Ty: It’s a range. The person who’s been here the longest other than me has been with us for 5 years. I’m a bit of an exception myself having been here over 8 years. I started off as a warehouse associate and became the program manager over time. It’s really about what you want to do. Some people take on other part-time jobs as they get established, others take advantage of opportunities to learn skills here. We have a free forklift operator certification opportunity where employees can learn to use the forklift which sets them up to take other jobs with higher pay. Base pay for an experienced forklift operator is $12 – $15 per hour to start, which is a good step up for people.
SHIFT: How did you get plugged in with Goodwill?
Ty: Through RISE (Mayor’s Office of Reintegration Services), which is a re-entry program established under Mayor Nutter. After I got out, I was in a halfway house at D & Erie called Kintock (Kensington is home to more than 75% of all halfway houses in Philadelphia) which is set up to ease the process of re-acclimating after leaving prison. Every day I would get a pass to go to RISE headquarters downtown where I would familiarize myself with the computer and fill out applications to try to put myself in a better position to get a job. Someone recognized me one day, I didn’t realize it at first but he was a friend from childhood who I grew up with — Tyrone Ward. Tyrone was a case manager at RISE, who at the time was placing people at the Goodwill location. He put in a call to the Goodwill Program Manager. He said “I have a guy here and I want you to give him a shot”. The rest is history.

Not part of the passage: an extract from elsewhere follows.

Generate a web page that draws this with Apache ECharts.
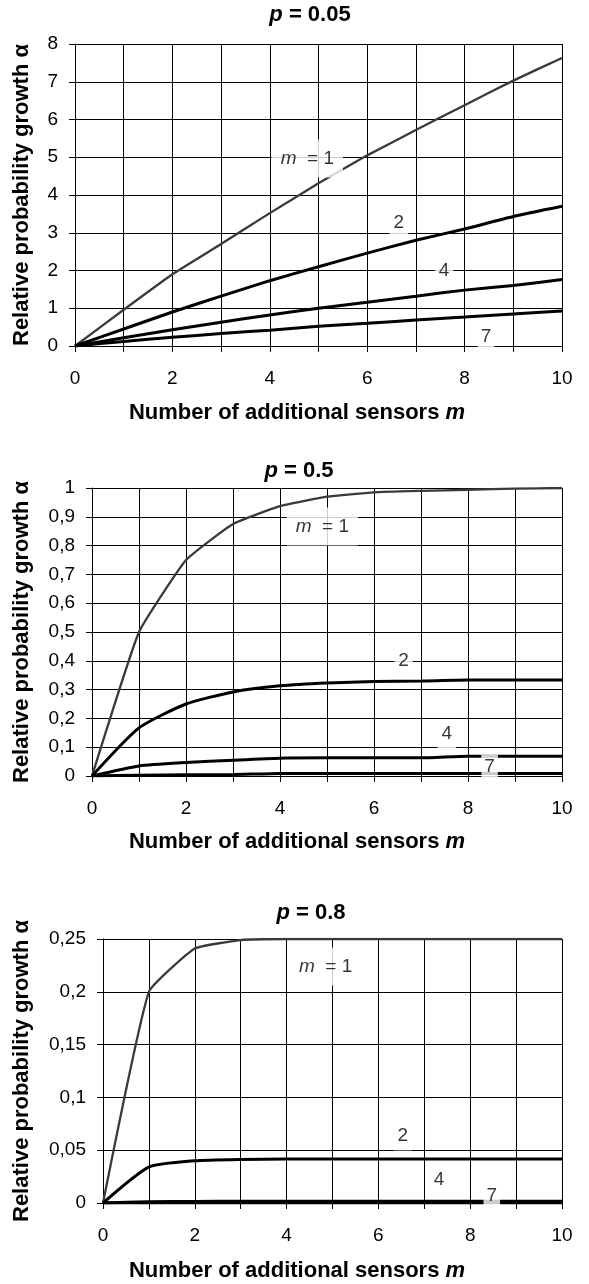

SHIFT: Would you ever do anything else?
Ty: Of course! I would like to do other things, but I don’t think I would ever move away from reentry. Eventually I’d like to go in to prisons to tell people my story and let them know that’s not going to be easy when they get out. The biggest thing I think is to reach the people who are young and still have a lot of life ahead of them. I went when I was 32, there wasn’t much anyone could tell me at that point, I’d already seen the world so it was really up to me to make the change. When you can reach people at a formative age you can influence them and affect how they see their future. Most of the time in prison these young people are surrounded by others who don’t see how important it is to make a change.
I also want to tell people how important it is to think about what they’re going to do when they get out. You have to have a plan. It wasn’t easy for me, though it might have looked it. The whole time I was at Kintock I was saying “you have to get me out of here”, but I’m glad I stayed there for 7 months. I was able to work at Goodwill and live at Kintock, which made the transition back much smoother. Now it’s a pleasure for me to be able to set people up with work, especially people who are living at the same halfway house that I was in.
A big part of success is you have to want to change yourself and you have to embrace the struggle. I fancied myself a smart person before prison when in reality I wasn’t being that smart. I always had money but I never worked for it. I never embraced the struggle before prison and now that’s what I do every day. God willing, I get up at 4am every morning and take SEPTA to the office. My mother and father worked their whole lives and I swear I can count on one hand how many days they missed work, I can’t remember a single time they were home sick, and I have a hell of a memory. So now when I wake up in the morning I think about my parents.
SHIFT: How do you want to get back in to work in the prisons?
Ty: I’m not sure how I would do it yet because I’m so busy here but I’d like to find a way, especially now that I’m off parole. 7 years! I’m impressed with myself, and had to thank Goodwill when I finally reached that mark last September.